Joe Scarborough is whom I mean, given that he refused to join the buffalo herd of opportunists leading to the perilous future over the cliff of American reality.

But as the volume of Mr. Shill and his crew rises steadily, the sensible majority quietly but just as steadily tunes them out.

The abolition movement is the truest expression of how this dynamic works — how calm and reason ultimately bring us through the storm.

It cannot be read or studied enough how those men and women created a more illuminated path, showing by example how to fight the power.

This is why we should never be too distracted by the stubborn problems with black or all so-called minority youth.
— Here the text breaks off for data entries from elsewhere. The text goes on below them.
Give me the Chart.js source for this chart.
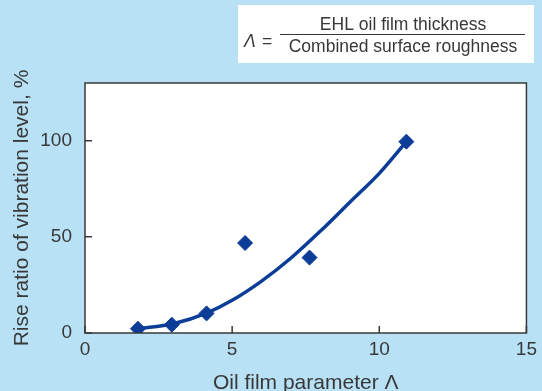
<!DOCTYPE html>
<html>
<head>
<meta charset="utf-8">
<script src="https://cdn.jsdelivr.net/npm/chart.js@4/dist/chart.umd.min.js"></script>
<style>
  html, body { margin: 0; padding: 0; background: #b8e1f6; }
  #wrap { width: 542px; height: 391px; position: relative; }
</style>
</head>
<body>
<div id="wrap"><canvas id="c" width="542" height="391"></canvas></div>
<script>
// Measured vibration rise vs. oil film parameter
const lambdaValues = [1.8, 2.95, 4.13, 5.44, 7.63, 10.92];
const riseValues = [2.2, 4.3, 10.2, 46.8, 39.2, 99.5];

// Fitted trend curve
const fitLambda = [1.8, 3.0, 4.15, 5.0, 6.0, 7.0, 8.0, 9.0, 10.0, 10.92];
const fitRise = [2.2, 4.8, 10.5, 17, 27, 39, 53, 68, 83, 99.5];

// Axis ticks
const xTickValues = [0, 5, 10, 15];
const yTickValues = [0, 50, 100];

const ink = '#383838';
const markBlue = '#0b3d98';
const fontFamily = '"Liberation Sans", Arial, sans-serif';

const toPoints = (xs, ys) => xs.map((x, i) => ({ x: x, y: ys[i] }));

// White plot face and frame with inward tick marks
const framePlugin = {
  id: 'frame',
  beforeDatasetsDraw(chart) {
    const { ctx, chartArea: a } = chart;
    ctx.save();
    ctx.fillStyle = '#ffffff';
    ctx.fillRect(a.left, a.top, a.right - a.left, a.bottom - a.top);
    ctx.restore();
  },
  afterDatasetsDraw(chart) {
    const { ctx, chartArea: a, scales } = chart;
    ctx.save();
    ctx.strokeStyle = ink;
    ctx.lineWidth = 1.5;
    ctx.strokeRect(a.left, a.top, a.right - a.left, a.bottom - a.top);
    ctx.beginPath();
    yTickValues.forEach(v => {
      const y = scales.y.getPixelForValue(v);
      ctx.moveTo(a.left, y);
      ctx.lineTo(a.left + 7, y);
    });
    xTickValues.forEach(v => {
      const x = scales.x.getPixelForValue(v);
      ctx.moveTo(x, a.bottom);
      ctx.lineTo(x, a.bottom - 7);
    });
    ctx.stroke();
    ctx.restore();
  }
};

// Definition box for the oil film parameter
const formulaPlugin = {
  id: 'formula',
  afterDraw(chart) {
    const { ctx } = chart;
    ctx.save();
    ctx.fillStyle = '#ffffff';
    ctx.fillRect(238, 5, 296, 58);
    ctx.fillStyle = ink;
    ctx.textBaseline = 'middle';
    ctx.font = 'italic 17.5px ' + fontFamily;
    ctx.textAlign = 'left';
    ctx.fillText('Λ', 244, 42);
    ctx.font = '17.5px ' + fontFamily;
    ctx.fillText('=', 262, 42);
    ctx.textAlign = 'center';
    ctx.fillText('EHL oil film thickness', 403, 25);
    ctx.fillText('Combined surface roughness', 403, 47);
    ctx.strokeStyle = ink;
    ctx.lineWidth = 1.2;
    ctx.beginPath();
    ctx.moveTo(280, 34.5);
    ctx.lineTo(525, 34.5);
    ctx.stroke();
    ctx.restore();
  }
};

new Chart(document.getElementById('c'), {
  type: 'scatter',
  data: {
    datasets: [
      {
        data: toPoints(fitLambda, fitRise),
        showLine: true,
        borderColor: markBlue,
        borderWidth: 3.5,
        pointRadius: 0,
        cubicInterpolationMode: 'monotone',
        order: 2
      },
      {
        data: toPoints(lambdaValues, riseValues),
        showLine: false,
        pointStyle: 'rectRot',
        pointRadius: 7.5,
        backgroundColor: markBlue,
        borderColor: markBlue,
        borderWidth: 1,
        order: 1
      }
    ]
  },
  options: {
    responsive: false,
    animation: false,
    events: [],
    layout: { padding: { left: 0, top: 83, right: 10, bottom: 0 } },
    plugins: { legend: { display: false }, tooltip: { enabled: false } },
    scales: {
      x: {
        type: 'linear',
        min: 0,
        max: 15,
        afterFit(s) { s.height = 58; },
        afterBuildTicks(s) { s.ticks = xTickValues.map(v => ({ value: v })); },
        grid: { display: false, drawTicks: false },
        border: { display: false },
        ticks: {
          color: ink,
          padding: 5,
          font: { family: fontFamily, size: 19 },
          maxRotation: 0
        },
        title: {
          display: true,
          text: 'Oil film parameter Λ',
          color: ink,
          font: { family: fontFamily, size: 21, lineHeight: 0.7 },
          padding: { top: 0, bottom: 0 }
        }
      },
      y: {
        type: 'linear',
        min: 0,
        max: 130,
        afterFit(s) { s.width = 85; },
        afterBuildTicks(s) { s.ticks = yTickValues.map(v => ({ value: v })); },
        grid: { display: false, drawTicks: false },
        border: { display: false },
        ticks: {
          color: ink,
          padding: 13,
          font: { family: fontFamily, size: 19 }
        },
        title: {
          display: true,
          text: 'Rise ratio of vibration level, %',
          color: ink,
          font: { family: fontFamily, size: 21, lineHeight: 1 },
          padding: { top: 12, bottom: 0 }
        }
      }
    }
  },
  plugins: [framePlugin, formulaPlugin]
});
</script>
</body>
</html>
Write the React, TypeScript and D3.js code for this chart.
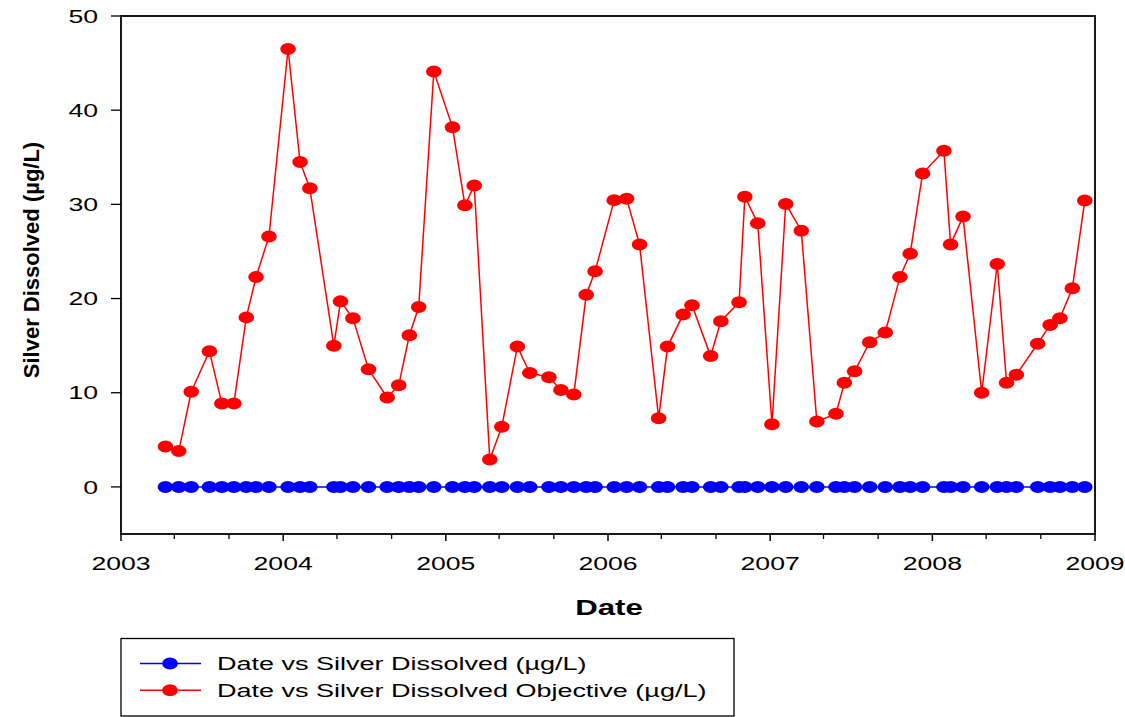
import React from "react";
import * as d3 from "d3";

const dates: string[] = [
  "2003-04-11","2003-05-11","2003-06-08","2003-07-19","2003-08-16","2003-09-12","2003-10-10","2003-11-01","2003-11-30",
  "2004-01-12","2004-02-08","2004-03-01","2004-04-24","2004-05-09","2004-06-06","2004-07-11","2004-08-22","2004-09-17","2004-10-11","2004-11-01","2004-12-05",
  "2005-01-16","2005-02-13","2005-03-06","2005-04-10","2005-05-07","2005-06-11","2005-07-09","2005-08-21","2005-09-17","2005-10-16","2005-11-13","2005-12-03",
  "2006-01-15","2006-02-12","2006-03-13","2006-04-25","2006-05-15","2006-06-19","2006-07-09","2006-08-20","2006-09-12","2006-10-23","2006-11-05","2006-12-04",
  "2007-01-05","2007-02-05","2007-03-12","2007-04-16","2007-05-29","2007-06-17","2007-07-10","2007-08-13","2007-09-17","2007-10-20","2007-11-12","2007-12-10",
  "2008-01-27","2008-02-11","2008-03-10","2008-04-21","2008-05-26","2008-06-16","2008-07-08","2008-08-25","2008-09-22","2008-10-14","2008-11-11","2008-12-09",
];

const silverDissolved: number[] = [
  0,0,0,0,0,0,0,0,0,
  0,0,0,0,0,0,0,0,0,0,0,0,
  0,0,0,0,0,0,0,0,0,0,0,0,
  0,0,0,0,0,0,0,0,0,0,0,0,
  0,0,0,0,0,0,0,0,0,0,0,0,
  0,0,0,0,0,0,0,0,0,0,0,0,
];

const silverObjective: number[] = [
  4.3,3.8,10.1,14.4,8.85,8.85,18.0,22.3,26.6,
  46.5,34.5,31.7,15.0,19.7,17.9,12.5,9.5,10.8,16.1,19.1,44.1,
  38.2,29.9,32.0,2.9,6.4,14.9,12.1,11.65,10.3,9.8,20.4,22.9,
  30.45,30.6,25.75,7.3,14.9,18.3,19.3,13.9,17.6,19.6,30.8,28.0,
  6.66,30.05,27.2,6.95,7.76,11.05,12.28,15.36,16.4,22.3,24.76,33.28,
  35.7,25.75,28.7,10.0,23.67,11.05,11.9,15.2,17.2,17.9,21.1,30.4,
];

const yTicks: number[] = [0, 10, 20, 30, 40, 50];
const xTickYears: number[] = [2003, 2004, 2005, 2006, 2007, 2008, 2009];

const seriesNames: string[] = [
  "Date vs Silver Dissolved (\u00b5g/L)",
  "Date vs Silver Dissolved Objective (\u00b5g/L)",
];
const seriesColors: string[] = ["#0000ff", "#ff0000"];

const FONT = "'Liberation Sans', Arial, Helvetica, sans-serif";

export default function App() {
  const W = 1125, H = 717;
  const left = 121, right = 1095, top = 16, bottom = 534;
  const parse = d3.timeParse("%Y-%m-%d");
  const x = d3.scaleTime()
    .domain([new Date(2003, 0, 1), new Date(2009, 0, 1)])
    .range([left, right]);
  const y = d3.scaleLinear().domain([-5, 50]).range([bottom, top]);

  const parsed = dates.map((d) => parse(d) as Date);
  const line = d3.line<[Date, number]>().x((d) => x(d[0])).y((d) => y(d[1]));
  const blueData: [Date, number][] = parsed.map((d, i) => [d, silverDissolved[i]]);
  const redData: [Date, number][] = parsed.map((d, i) => [d, silverObjective[i]]);

  const majorTicks = xTickYears.map((yr) => new Date(yr, 0, 1));
  const minorTicks = d3.timeMonth.every(4)!.range(new Date(2003, 0, 1), new Date(2009, 0, 2))
    .filter((d) => d.getMonth() !== 0);

  const RX = 7.8, RY = 6;
  const SX = 1.44;

  return (
    <svg width={W} height={H} style={{ position: "absolute", left: 0, top: 0, background: "#fff" }}>
      <rect x={0} y={0} width={W} height={H} fill="#fff" />
      {/* series */}
      <path d={line(redData) || ""} fill="none" stroke={seriesColors[1]} strokeWidth={1.5} />
      {redData.map((d, i) => (
        <ellipse key={"r" + i} cx={x(d[0])} cy={y(d[1])} rx={RX} ry={RY} fill={seriesColors[1]} />
      ))}
      <path d={line(blueData) || ""} fill="none" stroke={seriesColors[0]} strokeWidth={1.5} />
      {blueData.map((d, i) => (
        <ellipse key={"b" + i} cx={x(d[0])} cy={y(d[1])} rx={RX} ry={RY} fill={seriesColors[0]} />
      ))}

      {/* frame */}
      <rect x={left} y={top} width={right - left} height={bottom - top} fill="none" stroke="#000" strokeWidth={1.8} />

      {/* y ticks */}
      {yTicks.map((t) => (
        <g key={"yt" + t}>
          <line x1={left - 10} x2={left} y1={y(t)} y2={y(t)} stroke="#000" strokeWidth={1.3} />
          <text
            transform={`translate(${left - 23},${y(t)}) scale(${SX},1)`}
            textAnchor="end"
            dy="0.36em"
            fontFamily={FONT}
            fontSize={18.5}
            fill="#000"
          >
            {t}
          </text>
        </g>
      ))}

      {/* x ticks */}
      {majorTicks.map((d, i) => (
        <g key={"xt" + i}>
          <line x1={x(d)} x2={x(d)} y1={bottom} y2={bottom + 7} stroke="#000" strokeWidth={1.5} />
          <text
            transform={`translate(${x(d)},${570}) scale(${SX},1)`}
            textAnchor="middle"
            fontFamily={FONT}
            fontSize={18.5}
            fill="#000"
          >
            {xTickYears[i]}
          </text>
        </g>
      ))}
      {minorTicks.map((d, i) => (
        <line key={"mt" + i} x1={x(d)} x2={x(d)} y1={bottom} y2={bottom + 5} stroke="#000" strokeWidth={1.3} />
      ))}

      {/* axis titles */}
      <text
        transform={`translate(609,615) scale(1.42,1)`}
        textAnchor="middle"
        fontFamily={FONT}
        fontWeight="bold"
        fontSize={22}
        fill="#000"
      >
        Date
      </text>
      <text
        transform={`translate(39,260) rotate(-90)`}
        textAnchor="middle"
        fontFamily={FONT}
        fontWeight="bold"
        fontSize={22}
        fill="#000"
      >
        Silver Dissolved (µg/L)
      </text>

      {/* legend */}
      <rect x={121} y={638.5} width={613} height={77.5} fill="#fff" stroke="#000" strokeWidth={1.3} />
      {seriesNames.map((name, i) => {
        const ly = 663.5 + i * 26.7;
        return (
          <g key={"lg" + i}>
            <line x1={140} x2={201} y1={ly} y2={ly} stroke={seriesColors[i]} strokeWidth={1.5} />
            <ellipse cx={170} cy={ly} rx={RX} ry={RY} fill={seriesColors[i]} />
            <text
              transform={`translate(217,${ly}) scale(1.46,1)`}
              dy="0.36em"
              fontFamily={FONT}
              fontSize={18.5}
              fill="#000"
            >
              {name}
            </text>
          </g>
        );
      })}
    </svg>
  );
}
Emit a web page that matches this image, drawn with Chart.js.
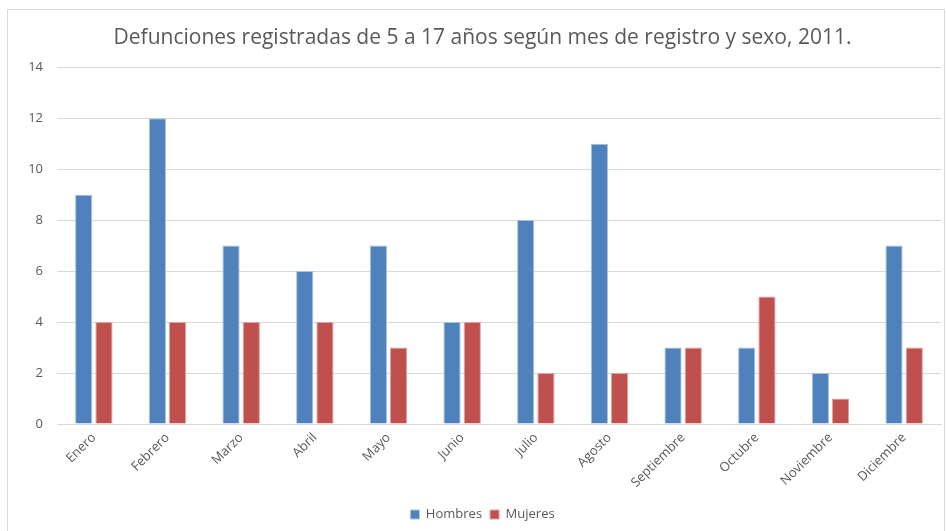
<!DOCTYPE html>
<html>
<head>
<meta charset="utf-8">
<script src="https://cdn.jsdelivr.net/npm/chart.js@4.4.1/dist/chart.umd.min.js"></script>
<style>
    html, body { margin: 0; padding: 0; background: #fff; }
    #wrap { position: relative; width: 946px; height: 531px; overflow: hidden; }
    #frame { position: absolute; left: 7px; top: 9px; width: 936px; height: 530px; border: 1px solid #d9d9d9; }
    #chart { position: absolute; left: 0; top: 0; }
</style>
</head>
<body>
<div id="wrap">
    <div id="frame"></div>
    <canvas id="chart" width="946" height="531"></canvas>
</div>
<script>
// Chart data
const months = ['Enero', 'Febrero', 'Marzo', 'Abril', 'Mayo', 'Junio', 'Julio',
                'Agosto', 'Septiembre', 'Octubre', 'Noviembre', 'Diciembre'];
const hombres = [9, 12, 7, 6, 7, 4, 8, 11, 3, 3, 2, 7];
const mujeres = [4, 4, 4, 4, 3, 4, 2, 2, 3, 5, 1, 3];
const titleText = 'Defunciones registradas de 5 a 17 años según mes de registro y sexo, 2011.';

const fontFamily = '"Open Sans", "Noto Sans", sans-serif';
const textColor = '#595959';

const ctx = document.getElementById('chart').getContext('2d');
new Chart(ctx, {
    type: 'bar',
    data: {
        labels: months,
        datasets: [
            {
                label: 'Hombres',
                data: hombres,
                backgroundColor: '#4f81bd',
                borderColor: '#a9c1e0',
                borderWidth: 1,
                categoryPercentage: 0.55,
                barPercentage: 0.85
            },
            {
                label: 'Mujeres',
                data: mujeres,
                backgroundColor: '#c0504d',
                borderColor: '#e0a3a1',
                borderWidth: 1,
                categoryPercentage: 0.55,
                barPercentage: 0.85
            }
        ]
    },
    options: {
        responsive: false,
        animation: false,
        // extra left padding nudges title/legend centre to the right
        layout: { padding: { left: 24, right: 5, top: 0, bottom: 0 } },
        plugins: {
            title: {
                display: true,
                text: titleText,
                color: textColor,
                font: { family: fontFamily, size: 21, weight: 'normal' },
                padding: { top: 25, bottom: 17 }
            },
            legend: {
                position: 'bottom',
                labels: {
                    color: textColor,
                    font: { family: fontFamily, size: 13 },
                    boxWidth: 9,
                    boxHeight: 9,
                    padding: 8
                }
            },
            tooltip: { enabled: false }
        },
        scales: {
            x: {
                grid: { display: false, drawTicks: false },
                border: { color: '#d9d9d9', width: 1 },
                ticks: {
                    color: textColor,
                    font: { family: fontFamily, size: 13 },
                    minRotation: 45,
                    maxRotation: 45,
                    padding: 6
                },
                afterFit: (scale) => { scale.height = 76; }
            },
            y: {
                min: 0,
                max: 14,
                ticks: {
                    stepSize: 2,
                    color: textColor,
                    font: { family: fontFamily, size: 13 },
                    padding: 14
                },
                grid: { color: '#d9d9d9', drawTicks: false },
                border: { display: false },
                afterFit: (scale) => { scale.width = 33; }
            }
        }
    }
});
</script>
</body>
</html>
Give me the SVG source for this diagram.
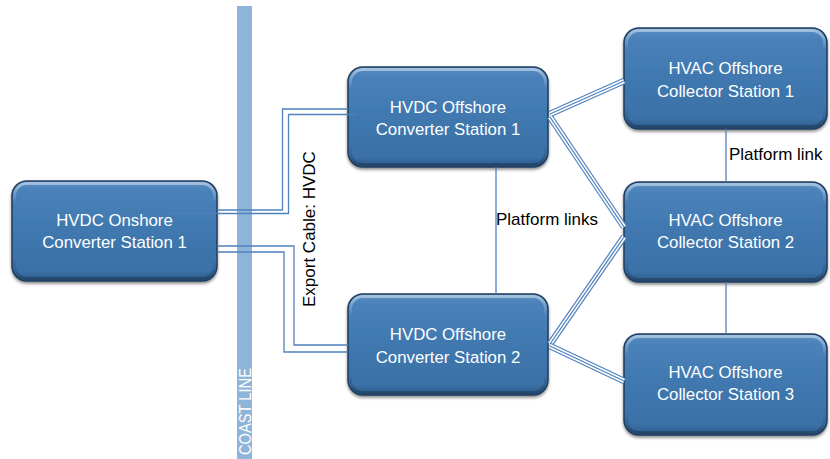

They will eventually know what growing up means.

They will eventually understand the difference between responsible and irresponsible policy, between responsible and irresponsible action.

You can see it now in the young people in Florida, where many would expect the black asphalt to be boiling over.

But things are quite different, and that difference is a version of real awareness. Phillip Agnew, the executive director of Dream Defenders, said on MSNBC’s "All In With Chris Hayes" that "Though we could be angry, and though we could destroy cities as the media would like to say we would do, we’ve decided to direct our anger in a way that moves us forward."

Then there is the wounded nobility of Trayvon Martin’s parents, who expressed their grief far from hysteria.

They stood against any would-be revolutionary violence besmirching their son’s name, doing as much as could be done in the electronic context of talking-head reality.

Whenever the more human qualities of so-called minorities are recognized, the motion forward always continues to move.

The result is empathy of the sort that fueled the abolition movement, the women’s movement and the contemporary women’s rights movement — now symbolized by Planned Parenthood and its supporters standing their ground against Texas laws — and the parent-led gun-safety movement.

All are affirmative signs of the American soul’s ability to constantly rise from the canvas of the long battle and spit blood in the bucket while catching a breath before the bell rings again.

Such people know how to "fight the power." Someday, it will be more right than wrong. That’s the bittersweet fact of national history and national life.